1959 BMW 507 Roadster
• A very desirable Series II example
• Professionally restored by RM Auto Restoration
• 3.2-liter, dual-carburetor V-8; excellent color combination
• One of only 251 examples built in total
• Attractive Rudge wheels
The BMW 507 was a brief but brilliant reinstatement of BMW’s sporting heritage that had flourished with the successful BMW 328 prior to World War II. Launched in 1955, the 507 was envisioned by American BMW importer Max Hoffman to fill the divide between the Mercedes-Benz 300SL and the far less expensive and powerful offerings from MG and Triumph. Mechanical components were largely sourced from the 502 and 503 series, with engineering led by Fritz Fiedler. Since Hoffman was dissatisfied with preliminary body designs, he eventually had Count Albrecht Goertz, who had the earlier 503 already to his credit, pen the sensuous lines of the 507.
As with all its cars, the 507 was a tangible expression of the characteristic BMW excellence in performance, construction and design. At once an elegant masterpiece and a downright gorgeous design with sensuous curves, the 507 was powered by the 3.2-liter overhead-valve aluminum block V-8 engine that was shared with the 502 and 503 series but developed a rated 150 bhp with twin carburetors.
Hoffman initially targeted a $5,000 price point for the 507, but BMW, which essentially hand-built each car, could not reach profitable production levels. The 507’s initial $9,000 price quickly escalated to over $11,000. Despite the increase, BMW reportedly lost money on each one. Production began in November 1956 following an unveiling at the 1955 Frankfurt Motor Show and ended two-and-a-half years later with only 251 examples built, not counting a completely different prototype and two “one-off” examples.
However, the lofty price of the 507 did not deter the elite target market envisioned for the 507, including iconic entertainer Elvis Presley. Eventual Grand Prix world champion John Surtees was given a 507 by Count Agusta as a reward for winning the 1956 500cc World Motorcycle Championship with an MV Agusta motorcycle.

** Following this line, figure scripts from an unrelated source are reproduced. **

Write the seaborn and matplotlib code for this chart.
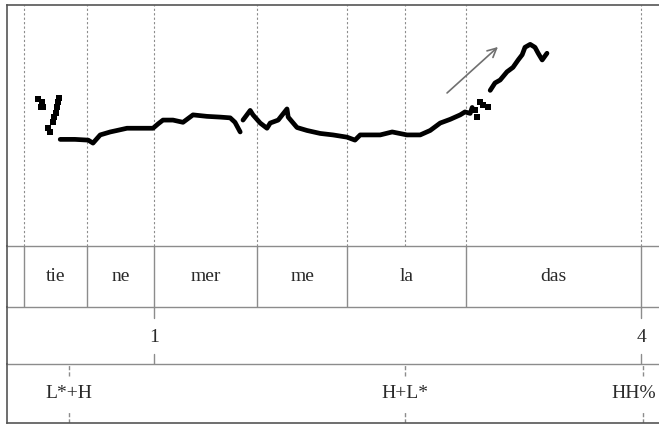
import matplotlib
matplotlib.use("Agg")
import matplotlib.pyplot as plt
import seaborn as sns
import pandas as pd

sns.set_theme(style="white")
plt.rcParams["font.family"] = ["Liberation Serif", "DejaVu Serif"]

# pitch track (time in s, F0 in Hz)
seg_a_t = [0.133, 0.170, 0.203, 0.215, 0.233, 0.258, 0.275, 0.300, 0.333, 0.365,
           0.378, 0.390, 0.415, 0.440, 0.465, 0.500, 0.533, 0.558, 0.570, 0.583]
seg_a_f0 = [219, 219, 218, 214, 225, 229, 231, 234, 234, 234,
            240, 245, 245, 242, 252, 250, 249, 248, 242, 229]

seg_b_t = [0.590, 0.608, 0.615, 0.633, 0.650, 0.658, 0.678, 0.700, 0.703, 0.725,
           0.750, 0.783, 0.815, 0.850, 0.870, 0.883, 0.933, 0.963, 1.000, 1.033,
           1.058, 1.083, 1.108, 1.133, 1.145, 1.158, 1.163]
seg_b_f0 = [245, 258, 252, 241, 234, 241, 245, 260, 249, 235,
            231, 227, 225, 222, 218, 225, 225, 229, 225, 225,
            231, 241, 246, 252, 256, 254, 262]

seg_c_t = [1.208, 1.220, 1.233, 1.250, 1.265, 1.278, 1.288, 1.295, 1.308, 1.320,
           1.328, 1.338, 1.350]
seg_c_f0 = [285, 295, 299, 310, 316, 326, 333, 343, 347, 343, 335, 326, 335]

# loose voiced frames
dots_t = [0.0775, 0.0875, 0.085, 0.090, 0.130, 0.1275, 0.125, 0.1225, 0.1175, 0.115,
          0.1025, 0.1075, 1.170, 1.175, 1.183, 1.190, 1.203]
dots_f0 = [273, 269, 262, 262, 275, 269, 262, 254, 249, 242,
           234, 229, 258, 249, 269, 265, 262]

# annotation tiers
syllables = ["tie", "ne", "mer", "me", "la", "das"]
syl_bounds = [0.043, 0.199, 0.368, 0.625, 0.851, 1.148, 1.586]
break_times = [0.368, 1.586]
break_labels = ["1", "4"]
tone_times = [0.155, 0.995, 1.590]
tone_labels = ["L*+H", "H+L*", "HH%"]
guide_times = [0.043, 0.199, 0.368, 0.625, 0.851, 0.995, 1.148, 1.586]

# rising arrow
arrow_from = (1.095, 279)
arrow_to = (1.2325, 346)

track = pd.concat([
    pd.DataFrame({"t": seg_a_t, "f0": seg_a_f0, "seg": "a"}),
    pd.DataFrame({"t": seg_b_t, "f0": seg_b_f0, "seg": "b"}),
    pd.DataFrame({"t": seg_c_t, "f0": seg_c_f0, "seg": "c"}),
])
dots = pd.DataFrame({"t": dots_t, "f0": dots_f0})

XMAX = 1.663
frame_col = "#555555"
tier_col = "#8c8c8c"
txt_col = "#2a2a2a"
fs = 14

fig = plt.figure(figsize=(6.59, 4.24), dpi=100)
gs = fig.add_gridspec(4, 1, height_ratios=[241, 61, 57, 58], hspace=0,
                      left=7 / 659, right=1.02, top=1 - 5 / 424, bottom=1.5 / 424)
ax = fig.add_subplot(gs[0])
ax1 = fig.add_subplot(gs[1], sharex=ax)
ax2 = fig.add_subplot(gs[2], sharex=ax)
ax3 = fig.add_subplot(gs[3], sharex=ax)

# pitch panel
for t in guide_times:
    ax.axvline(t, color="#8c8c8c", lw=0.8, ls=(0, (2, 2)), zorder=1)
sns.lineplot(data=track, x="t", y="f0", units="seg", estimator=None, sort=False,
             color="black", lw=3.4, ax=ax, zorder=3)
sns.scatterplot(data=dots, x="t", y="f0", marker="s", s=14, color="black",
                linewidth=0, ax=ax, zorder=3)
ax.annotate("", xy=arrow_to, xytext=arrow_from,
            arrowprops=dict(arrowstyle="->", color="#707070", lw=1.2,
                            mutation_scale=16))
ax.set_ylim(75, 400)

# syllable tier
for b in syl_bounds:
    ax1.axvline(b, color=tier_col, lw=1)
for i, s in enumerate(syllables):
    ax1.text((syl_bounds[i] + syl_bounds[i + 1]) / 2, 0.5, s, ha="center",
             va="center", fontsize=fs, color=txt_col)

# break index tier
for t, lab in zip(break_times, break_labels):
    ax2.axvline(t, ymin=0.82, ymax=1, color=tier_col, lw=1)
    ax2.axvline(t, ymin=0, ymax=0.19, color=tier_col, lw=1)
    ax2.text(t, 0.47, lab, ha="center", va="center", fontsize=fs, color=txt_col)

# tone tier; the last label sits a little left of its mark, as in the original
for i, (t, lab) in enumerate(zip(tone_times, tone_labels)):
    ax3.axvline(t, ymin=0.8, ymax=1, color=tier_col, lw=1, ls=(0, (3, 1.5)))
    ax3.axvline(t, ymin=0, ymax=0.2, color=tier_col, lw=1, ls=(0, (3, 1.5)))
    shift = -7 if i == len(tone_labels) - 1 else 0
    ax3.annotate(lab, (t, 0.5), xytext=(shift, 0), textcoords="offset points",
                 ha="center", va="center", fontsize=fs, color=txt_col)

for a in (ax, ax1, ax2, ax3):
    a.set_facecolor("none")
    a.set_xlim(0, XMAX)
    a.set_xticks([])
    a.set_yticks([])
    a.set_xlabel("")
    a.set_ylabel("")
    for side in a.spines:
        a.spines[side].set_visible(False)
    a.spines["left"].set_visible(True)
    a.spines["left"].set_color(frame_col)
    a.spines["left"].set_linewidth(1.2)
    a.spines["bottom"].set_visible(True)
    a.spines["bottom"].set_color(tier_col)
    a.spines["bottom"].set_linewidth(1)
for a in (ax1, ax2, ax3):
    a.set_ylim(0, 1)

ax.spines["top"].set_visible(True)
ax.spines["top"].set_color(frame_col)
ax.spines["top"].set_linewidth(1.2)
ax3.spines["bottom"].set_color(frame_col)
ax3.spines["bottom"].set_linewidth(1.2)

fig.savefig("out.png", dpi=100, facecolor="white")
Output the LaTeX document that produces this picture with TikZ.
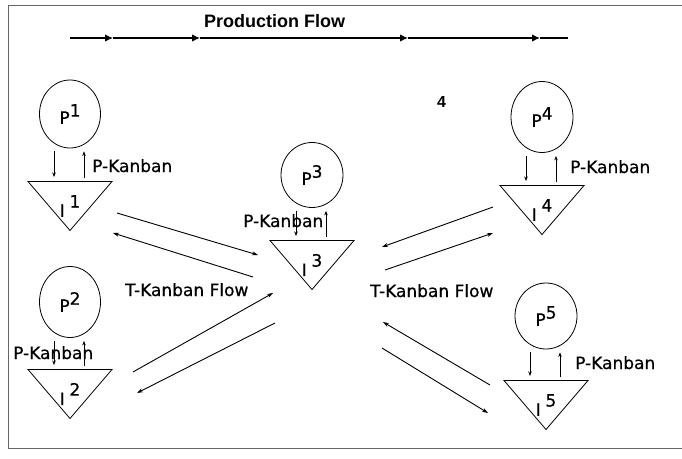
\documentclass[tikz,border=0pt]{standalone}
\usepackage{fontspec}
\setmainfont{DejaVu Sans}
\newfontfamily\headfont{Liberation Sans}
\newfontfamily\labelfont[FakeBold=0.6]{DejaVu Sans}
\usetikzlibrary{arrows.meta,shapes.geometric}

% station labels: raised index beside the letter
\newcommand\plabel[1]{P\raisebox{.42em}{#1}}
\newcommand\ilabel[1]{I\hspace{.28em}\raisebox{.55em}{#1}}

\begin{document}
\begin{tikzpicture}[
  x=1pt,y=-1pt,
  proc/.style={
    ellipse,draw=black,line width=.8pt,minimum width=61pt,
    minimum height=68pt,inner sep=0pt,font=\labelfont\fontsize{17}{17}\selectfont
  },
  binlabel/.style={inner sep=0pt,font=\labelfont\fontsize{17}{17}\selectfont},
  binedge/.style={draw=black,line width=.8pt,line join=miter},
  tag/.style={
    anchor=base west,inner sep=0pt,
    font=\labelfont\fontsize{17}{17}\selectfont
  },
  heading/.style={
    anchor=base west,inner sep=0pt,
    font=\headfont\bfseries\fontsize{18}{18}\selectfont
  },
  prodflow/.style={-{Latex[length=8pt,width=7.5pt]},line width=1.2pt},
  pkanban/.style={-{Stealth[length=4.5pt,width=3.5pt]},line width=.6pt},
  tkanban/.style={-{Stealth[length=6pt,width=4pt]},line width=.9pt},
  frame/.style={draw=black!60,line width=.8pt}
]
  \useasboundingbox (0,0) rectangle (682,458);
  \draw[frame] (682,5) -- (8,5) -- (8,448) -- (682,448);

  % production flow line across the top
  \node[heading] (title) at (204,27) {Production Flow};
  \coordinate (pf0) at (70,38);
  \coordinate (pf1) at (113,38);
  \coordinate (pf2) at (200,38);
  \coordinate (pf3) at (408,38);
  \coordinate (pf4) at (540,38);
  \coordinate (pf5) at (568,38);
  \foreach \a/\b in {pf0/pf1,pf1/pf2,pf2/pf3,pf3/pf4}
    {\draw[prodflow] (\a) -- (\b);}
  \draw[line width=1.2pt] (pf4) -- (pf5);
  \node[heading,font=\headfont\bfseries\fontsize{16}{16}\selectfont]
    (stray) at (437,107) {4};

  % processes and their inventory bins
  \node[proc] (p1) at (70,114) {\plabel{1}};
  \node[proc,minimum height=71pt] (p2) at (70,302) {\plabel{2}};
  \node[proc,minimum width=62pt,minimum height=65pt] (p3) at (312,175) {\plabel{3}};
  \node[proc,minimum width=62pt,minimum height=71pt] (p4) at (542,117) {\plabel{4}};
  \node[proc,minimum width=62pt,minimum height=66pt] (p5) at (546,316) {\plabel{5}};

  \node[binlabel] (i1) at (70,206) {\ilabel{1}};
  \node[binlabel] (i2) at (70,394) {\ilabel{2}};
  \node[binlabel] (i3) at (312,265) {\ilabel{3}};
  \node[binlabel] (i4) at (542,210) {\ilabel{4}};
  \node[binlabel] (i5) at (546,405) {\ilabel{5}};

  \foreach \n in {1,...,5}{
    \draw[binedge] ([shift={(-42,-24.5)}]i\n.center)
      -- ([shift={(42,-24.5)}]i\n.center)
      -- ([shift={(0,24.5)}]i\n.center) -- cycle;
    \draw[pkanban] ([shift={(-16,3)}]p\n.south) -- ([shift={(-16,-29)}]i\n.center);
    \draw[pkanban] ([shift={(14,-28)}]i\n.center) -- ([shift={(14,3)}]p\n.south);
  }

  \node[tag] (pk1) at (92,172) {P-Kanban};
  \node[tag] (pk2) at (13,359) {P-Kanban};
  \node[tag] (pk3) at (243,227) {P-Kanban};
  \node[tag] (pk4) at (570,173) {P-Kanban};
  \node[tag] (pk5) at (575,369) {P-Kanban};

  % transport kanbans to and from the central bin
  \draw[tkanban] ([shift={(47,7)}]i1.center) -- ([shift={(-54,-10)}]i3.center);
  \draw[tkanban] ([shift={(-59,12)}]i3.center) -- ([shift={(43,27)}]i1.center);
  \draw[tkanban] ([shift={(63,-22)}]i2.center) -- ([shift={(-39,28)}]i3.center);
  \draw[tkanban] ([shift={(-37,58)}]i3.center) -- ([shift={(67,-1)}]i2.center);
  \draw[tkanban] ([shift={(-49,-3)}]i4.center) -- ([shift={(70,-18)}]i3.center);
  \draw[tkanban] ([shift={(73,5)}]i3.center) -- ([shift={(-49,23)}]i4.center);
  \draw[tkanban] ([shift={(-56,-20)}]i5.center) -- ([shift={(71,57)}]i3.center);
  \draw[tkanban] ([shift={(70,83)}]i3.center) -- ([shift={(-58,8)}]i5.center);

  \node[tag] (tflowl) at (125,296) {T-Kanban Flow};
  \node[tag] (tflowr) at (370,297) {T-Kanban Flow};
\end{tikzpicture}
\end{document}
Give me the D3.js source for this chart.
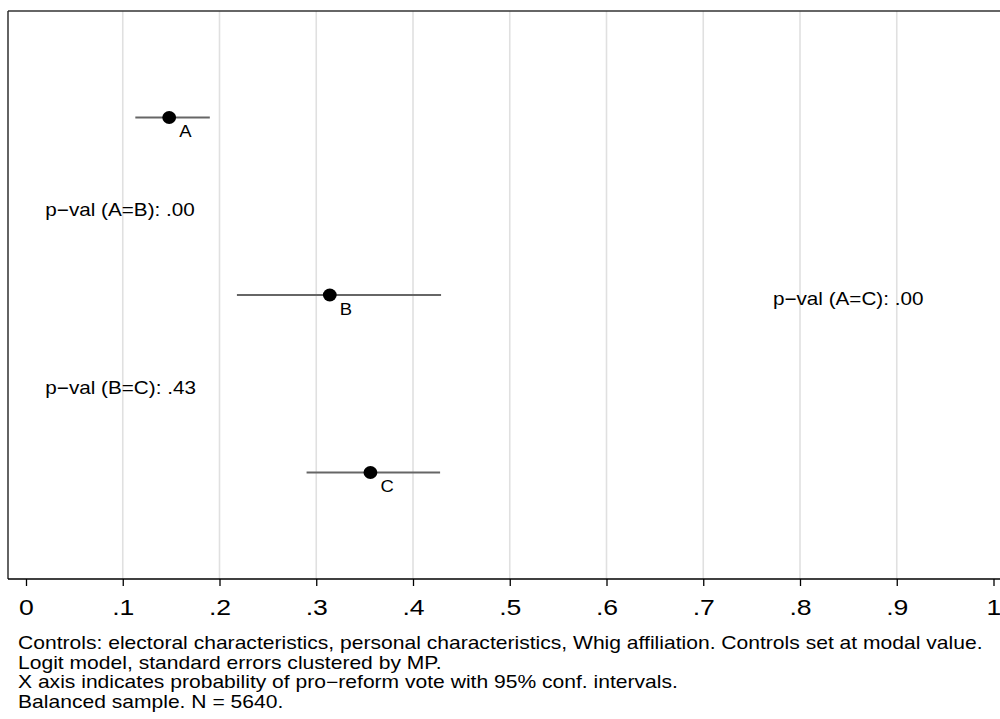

The design was slightly revised in 1957 with the appearance of the Series II models. Differences included increased engine output and a little additional space behind the seats to give taller drivers a more comfortable driving position. While many 507 Roadsters were purchased by their original owners purely on the basis of their stunning aesthetics and sporting open bodywork, the cars were sophisticated performers in the finest BMW tradition. A number of final-drive ratios were available with the 507, ranging from 3.70:1 to 4.20:1 depending upon the customer order, with top speeds for the 507 ranging from 124 to 136 mph. Acceleration from rest to 60 mph was equally impressive at 8.8 seconds, and while not intended for the drag strip, the 507 covered the quarter-mile in just 16.5 seconds.
According to BMW Classic, the example offered here, chassis 70203, was completed on December 9, 1958, and on February 26, 1959 it was delivered to the official BMW importer FADEX Commercial Corp., located at 487 Park Avenue, New York City. Eventually the car found its way to Puerto Rico, where it was located and then returned to North America for a recent professional restoration by RM Auto Restoration.
During the exhaustive restoration process, the car was equipped with a proper BMW 507 V-8 engine. Although BMW Classic confirms that this engine is not original to the car, it is of the correct type.
As offered, this 507 sports excellent colors, with the sleek and sexy body finished in black and complemented by a green interior. The car presents “as-new,” and the engine bay is likewise nicely detailed. The car is complete with a set of correct reproduction Rudge alloy wheels, which are strikingly finished in black and silver, at a cost of some $20,000. Exceedingly rare when new and even more so today, this BMW 507 boasts all the essential ingredients for collectability and desirability: sinuous open bodywork, sophisticated V-8 power, a professional restoration and superb presentation.